● What you need to do
Return the lines that follow, exactly as they appear, from the first through the one containing "20, 25, 30]"; no pictures are to be included.

● Source excerpt
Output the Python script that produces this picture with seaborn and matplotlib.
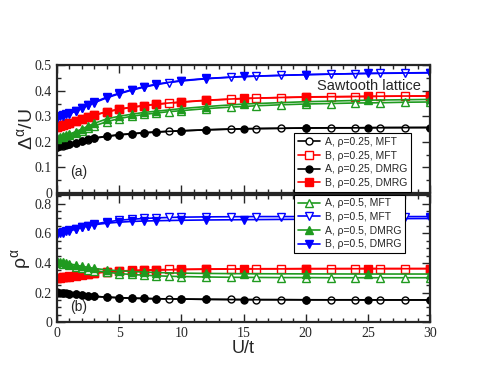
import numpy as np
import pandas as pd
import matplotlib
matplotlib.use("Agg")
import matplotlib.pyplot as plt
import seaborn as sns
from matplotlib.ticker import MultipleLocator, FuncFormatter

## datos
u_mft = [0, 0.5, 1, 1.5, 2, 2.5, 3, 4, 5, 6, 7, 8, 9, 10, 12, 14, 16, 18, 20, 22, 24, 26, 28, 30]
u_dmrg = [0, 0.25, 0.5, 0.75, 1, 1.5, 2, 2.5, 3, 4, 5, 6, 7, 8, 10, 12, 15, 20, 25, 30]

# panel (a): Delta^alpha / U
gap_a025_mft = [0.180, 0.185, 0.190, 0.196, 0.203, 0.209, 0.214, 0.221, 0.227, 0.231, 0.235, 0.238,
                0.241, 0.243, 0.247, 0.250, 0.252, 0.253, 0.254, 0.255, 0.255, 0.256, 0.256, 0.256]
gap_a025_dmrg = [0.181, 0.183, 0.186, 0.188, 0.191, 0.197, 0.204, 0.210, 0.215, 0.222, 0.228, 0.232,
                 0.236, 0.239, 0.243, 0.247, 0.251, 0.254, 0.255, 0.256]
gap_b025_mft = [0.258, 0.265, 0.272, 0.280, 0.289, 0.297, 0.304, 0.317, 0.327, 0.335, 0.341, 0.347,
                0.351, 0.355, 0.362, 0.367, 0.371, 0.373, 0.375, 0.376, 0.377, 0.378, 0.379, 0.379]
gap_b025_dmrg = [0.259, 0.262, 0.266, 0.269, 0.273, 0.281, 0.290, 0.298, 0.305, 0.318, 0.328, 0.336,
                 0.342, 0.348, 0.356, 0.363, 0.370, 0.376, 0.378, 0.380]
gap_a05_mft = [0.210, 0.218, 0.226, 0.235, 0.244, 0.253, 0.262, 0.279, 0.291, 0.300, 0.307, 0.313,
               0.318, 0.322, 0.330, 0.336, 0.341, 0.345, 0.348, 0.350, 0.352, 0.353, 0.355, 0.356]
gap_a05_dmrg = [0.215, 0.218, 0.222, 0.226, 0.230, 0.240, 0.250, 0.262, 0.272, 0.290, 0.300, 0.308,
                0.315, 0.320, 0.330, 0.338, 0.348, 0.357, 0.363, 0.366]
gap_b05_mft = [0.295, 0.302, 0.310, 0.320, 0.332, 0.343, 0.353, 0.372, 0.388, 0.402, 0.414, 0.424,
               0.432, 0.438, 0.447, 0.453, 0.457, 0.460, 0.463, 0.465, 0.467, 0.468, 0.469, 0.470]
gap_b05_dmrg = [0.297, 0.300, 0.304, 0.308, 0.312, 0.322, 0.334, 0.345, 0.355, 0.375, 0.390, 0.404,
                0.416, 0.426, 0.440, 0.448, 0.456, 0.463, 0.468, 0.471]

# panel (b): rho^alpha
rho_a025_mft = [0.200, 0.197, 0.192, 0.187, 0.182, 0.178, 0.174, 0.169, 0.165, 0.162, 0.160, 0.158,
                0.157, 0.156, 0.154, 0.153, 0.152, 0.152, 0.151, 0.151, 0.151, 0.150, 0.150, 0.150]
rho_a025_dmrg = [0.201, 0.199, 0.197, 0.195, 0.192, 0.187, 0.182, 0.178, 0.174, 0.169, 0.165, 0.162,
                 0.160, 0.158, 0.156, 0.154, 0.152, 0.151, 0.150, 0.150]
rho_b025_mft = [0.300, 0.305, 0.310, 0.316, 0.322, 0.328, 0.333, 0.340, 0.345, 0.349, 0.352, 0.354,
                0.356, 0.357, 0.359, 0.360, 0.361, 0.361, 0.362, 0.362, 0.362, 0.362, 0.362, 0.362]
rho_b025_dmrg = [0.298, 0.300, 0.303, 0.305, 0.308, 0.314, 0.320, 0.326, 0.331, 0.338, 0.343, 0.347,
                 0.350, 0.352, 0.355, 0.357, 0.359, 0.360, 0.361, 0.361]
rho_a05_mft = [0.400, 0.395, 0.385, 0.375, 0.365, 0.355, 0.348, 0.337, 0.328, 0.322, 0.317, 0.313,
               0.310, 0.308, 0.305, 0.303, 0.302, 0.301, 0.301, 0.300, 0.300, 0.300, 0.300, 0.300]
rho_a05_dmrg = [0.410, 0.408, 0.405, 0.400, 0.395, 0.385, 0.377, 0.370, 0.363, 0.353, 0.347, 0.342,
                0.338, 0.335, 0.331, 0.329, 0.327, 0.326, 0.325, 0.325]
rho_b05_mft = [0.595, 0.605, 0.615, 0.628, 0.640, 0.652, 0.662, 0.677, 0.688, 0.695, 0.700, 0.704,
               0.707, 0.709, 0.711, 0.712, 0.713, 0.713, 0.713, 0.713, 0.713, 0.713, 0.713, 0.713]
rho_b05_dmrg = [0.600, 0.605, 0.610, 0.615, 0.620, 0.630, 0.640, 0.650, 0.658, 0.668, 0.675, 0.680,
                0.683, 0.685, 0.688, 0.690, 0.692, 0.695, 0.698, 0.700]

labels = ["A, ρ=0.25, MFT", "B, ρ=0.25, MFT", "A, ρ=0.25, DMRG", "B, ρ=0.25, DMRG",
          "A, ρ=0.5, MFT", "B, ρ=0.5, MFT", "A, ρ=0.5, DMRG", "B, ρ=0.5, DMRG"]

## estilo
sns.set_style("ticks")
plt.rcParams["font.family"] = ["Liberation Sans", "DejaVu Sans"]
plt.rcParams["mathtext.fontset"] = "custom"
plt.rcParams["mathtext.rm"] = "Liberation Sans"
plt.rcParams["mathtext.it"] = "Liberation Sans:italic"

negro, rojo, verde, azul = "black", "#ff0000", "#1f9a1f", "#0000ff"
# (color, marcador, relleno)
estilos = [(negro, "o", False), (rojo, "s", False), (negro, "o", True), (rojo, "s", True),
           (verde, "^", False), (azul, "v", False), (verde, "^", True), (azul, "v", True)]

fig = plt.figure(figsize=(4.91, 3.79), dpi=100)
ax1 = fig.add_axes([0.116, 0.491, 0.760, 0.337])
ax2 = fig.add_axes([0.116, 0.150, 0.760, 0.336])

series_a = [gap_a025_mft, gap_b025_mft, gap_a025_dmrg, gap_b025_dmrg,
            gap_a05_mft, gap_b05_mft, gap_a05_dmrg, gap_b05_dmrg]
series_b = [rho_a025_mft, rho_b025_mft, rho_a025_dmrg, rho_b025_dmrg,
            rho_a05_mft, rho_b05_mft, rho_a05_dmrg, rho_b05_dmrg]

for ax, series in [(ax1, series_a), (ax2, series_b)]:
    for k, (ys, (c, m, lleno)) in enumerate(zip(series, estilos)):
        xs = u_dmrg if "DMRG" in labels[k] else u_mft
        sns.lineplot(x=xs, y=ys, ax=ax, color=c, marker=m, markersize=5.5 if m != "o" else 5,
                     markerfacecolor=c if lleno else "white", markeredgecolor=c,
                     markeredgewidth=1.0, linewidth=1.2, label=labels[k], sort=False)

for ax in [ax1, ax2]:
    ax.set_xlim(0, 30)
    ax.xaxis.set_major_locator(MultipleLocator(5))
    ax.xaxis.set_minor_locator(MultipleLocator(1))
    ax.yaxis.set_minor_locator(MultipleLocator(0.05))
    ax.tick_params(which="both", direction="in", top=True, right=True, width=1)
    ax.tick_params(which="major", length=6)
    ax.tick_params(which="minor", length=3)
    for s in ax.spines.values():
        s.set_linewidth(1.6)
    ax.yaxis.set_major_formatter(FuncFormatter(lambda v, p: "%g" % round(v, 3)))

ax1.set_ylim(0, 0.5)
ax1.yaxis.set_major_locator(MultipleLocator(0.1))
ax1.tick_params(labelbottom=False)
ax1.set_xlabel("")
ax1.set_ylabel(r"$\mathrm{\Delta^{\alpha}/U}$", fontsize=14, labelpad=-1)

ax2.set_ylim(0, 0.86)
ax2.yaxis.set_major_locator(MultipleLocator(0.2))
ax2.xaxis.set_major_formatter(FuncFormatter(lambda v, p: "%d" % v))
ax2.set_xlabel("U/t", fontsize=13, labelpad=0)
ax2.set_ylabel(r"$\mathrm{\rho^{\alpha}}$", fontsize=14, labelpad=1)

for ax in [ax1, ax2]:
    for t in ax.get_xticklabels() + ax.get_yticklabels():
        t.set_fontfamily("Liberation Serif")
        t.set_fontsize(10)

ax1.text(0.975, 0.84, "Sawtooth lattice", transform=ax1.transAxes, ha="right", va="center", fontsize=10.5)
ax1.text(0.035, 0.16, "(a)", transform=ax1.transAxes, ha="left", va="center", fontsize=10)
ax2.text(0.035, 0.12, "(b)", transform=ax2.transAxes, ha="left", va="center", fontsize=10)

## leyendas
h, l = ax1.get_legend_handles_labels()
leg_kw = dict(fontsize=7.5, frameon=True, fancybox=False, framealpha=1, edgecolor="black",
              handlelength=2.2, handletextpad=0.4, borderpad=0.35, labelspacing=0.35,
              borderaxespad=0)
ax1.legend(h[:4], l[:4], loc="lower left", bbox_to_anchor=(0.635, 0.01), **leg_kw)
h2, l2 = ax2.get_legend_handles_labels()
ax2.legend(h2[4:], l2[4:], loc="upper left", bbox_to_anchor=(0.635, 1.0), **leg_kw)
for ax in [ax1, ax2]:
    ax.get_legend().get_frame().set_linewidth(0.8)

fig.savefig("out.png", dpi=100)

● Correct output
Output the Python script that produces this picture with seaborn and matplotlib.
import numpy as np
import pandas as pd
import matplotlib
matplotlib.use("Agg")
import matplotlib.pyplot as plt
import seaborn as sns
from matplotlib.ticker import MultipleLocator, FuncFormatter

## datos
u_mft = [0, 0.5, 1, 1.5, 2, 2.5, 3, 4, 5, 6, 7, 8, 9, 10, 12, 14, 16, 18, 20, 22, 24, 26, 28, 30]
u_dmrg = [0, 0.25, 0.5, 0.75, 1, 1.5, 2, 2.5, 3, 4, 5, 6, 7, 8, 10, 12, 15, 20, 25, 30]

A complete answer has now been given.